Wednesday, December 1st, 2004

Can anyone upstage Tom Peters' kaizen Is…Very Dangerous Stuff? How about David Drickhamer? David has a different view on kaizen, Continuous Improvement — Crash, But Don't Burn, appearing in Industry Week.

People often cringe when I say, "Fail early and often." We work so hard to avoid failure, to encourage it seems counter to accepted wisdom. When I worked at The Neenan Company we called attention to our errors by banging on a Chinese gong in the main lobby of the building. Visitors thought we were crazy. Our subcontractors knew it to be true!

The road to process excellence and market success — and wisdom — is paved with failure.

So along comes David Drickhamer telling us to talk about our company and project failures. This is a guy who says if we don't speak about the failures we can't become great.
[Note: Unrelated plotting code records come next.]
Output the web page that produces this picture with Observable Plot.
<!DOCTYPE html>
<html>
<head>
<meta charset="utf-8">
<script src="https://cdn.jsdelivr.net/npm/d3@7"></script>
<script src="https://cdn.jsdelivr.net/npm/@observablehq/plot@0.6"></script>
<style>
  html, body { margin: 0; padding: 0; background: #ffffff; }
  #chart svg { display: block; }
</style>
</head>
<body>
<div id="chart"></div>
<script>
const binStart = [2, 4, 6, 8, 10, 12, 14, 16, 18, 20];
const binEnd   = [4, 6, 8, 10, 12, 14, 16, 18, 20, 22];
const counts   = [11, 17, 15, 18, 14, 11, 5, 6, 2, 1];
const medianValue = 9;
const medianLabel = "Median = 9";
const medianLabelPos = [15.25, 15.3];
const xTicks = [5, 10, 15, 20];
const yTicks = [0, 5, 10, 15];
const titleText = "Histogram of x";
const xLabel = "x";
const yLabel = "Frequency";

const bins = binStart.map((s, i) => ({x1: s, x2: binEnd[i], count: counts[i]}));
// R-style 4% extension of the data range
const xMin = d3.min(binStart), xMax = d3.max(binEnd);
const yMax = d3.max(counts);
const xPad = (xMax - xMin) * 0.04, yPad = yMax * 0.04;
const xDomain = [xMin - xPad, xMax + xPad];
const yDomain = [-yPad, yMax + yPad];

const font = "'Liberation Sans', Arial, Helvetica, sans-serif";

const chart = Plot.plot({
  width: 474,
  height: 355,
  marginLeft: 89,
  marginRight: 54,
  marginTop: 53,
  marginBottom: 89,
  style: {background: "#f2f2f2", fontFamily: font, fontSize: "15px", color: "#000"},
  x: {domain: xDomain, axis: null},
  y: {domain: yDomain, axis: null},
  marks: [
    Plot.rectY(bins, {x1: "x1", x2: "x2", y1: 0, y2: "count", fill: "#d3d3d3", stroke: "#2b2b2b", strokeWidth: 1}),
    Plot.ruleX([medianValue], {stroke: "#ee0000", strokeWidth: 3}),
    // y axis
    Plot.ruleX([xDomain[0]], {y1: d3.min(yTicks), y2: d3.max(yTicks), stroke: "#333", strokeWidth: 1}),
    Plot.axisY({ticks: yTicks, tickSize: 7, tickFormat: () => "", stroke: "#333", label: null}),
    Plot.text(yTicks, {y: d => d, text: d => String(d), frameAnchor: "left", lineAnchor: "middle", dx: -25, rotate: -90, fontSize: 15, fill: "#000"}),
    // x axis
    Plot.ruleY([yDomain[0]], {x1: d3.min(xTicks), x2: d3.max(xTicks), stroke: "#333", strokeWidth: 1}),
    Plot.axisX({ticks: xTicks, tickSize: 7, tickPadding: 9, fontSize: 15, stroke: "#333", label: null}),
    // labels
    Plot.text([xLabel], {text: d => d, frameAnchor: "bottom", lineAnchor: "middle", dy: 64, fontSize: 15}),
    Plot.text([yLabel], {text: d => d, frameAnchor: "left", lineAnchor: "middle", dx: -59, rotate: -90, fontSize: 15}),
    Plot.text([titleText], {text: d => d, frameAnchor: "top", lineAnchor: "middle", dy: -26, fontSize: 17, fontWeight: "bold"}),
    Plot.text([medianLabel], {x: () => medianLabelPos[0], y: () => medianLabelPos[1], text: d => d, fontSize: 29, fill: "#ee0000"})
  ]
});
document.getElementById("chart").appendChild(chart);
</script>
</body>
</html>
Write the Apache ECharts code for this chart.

"What doesn't work — the major and minor failures — becomes the tacit knowledge and experience that builds up within individuals and organizations as they keep trying new things. Learning from past missteps, the next time they face a similar bottleneck, or a customer makes a similar request, these people and organizations are able to skip some of the trial and error to arrive at a solution faster."

I've learned that only the mature and wisest of managers and companies take advantage of failure. Politics, petty ambitions, and the fear of not looking good are the main enemies of an organization intent on learning, innovating, and staying competitive. David describes the usual situation:

"(W)hen the death knell begins to toll for really big projects, everybody who possibly can flees, separating themselves mentally and physically from the doomed venture."

Hey, Tom Peters. kaizen is not dangerous. Danger is an organization that doesn't systematically and continuously learn from its mistakes.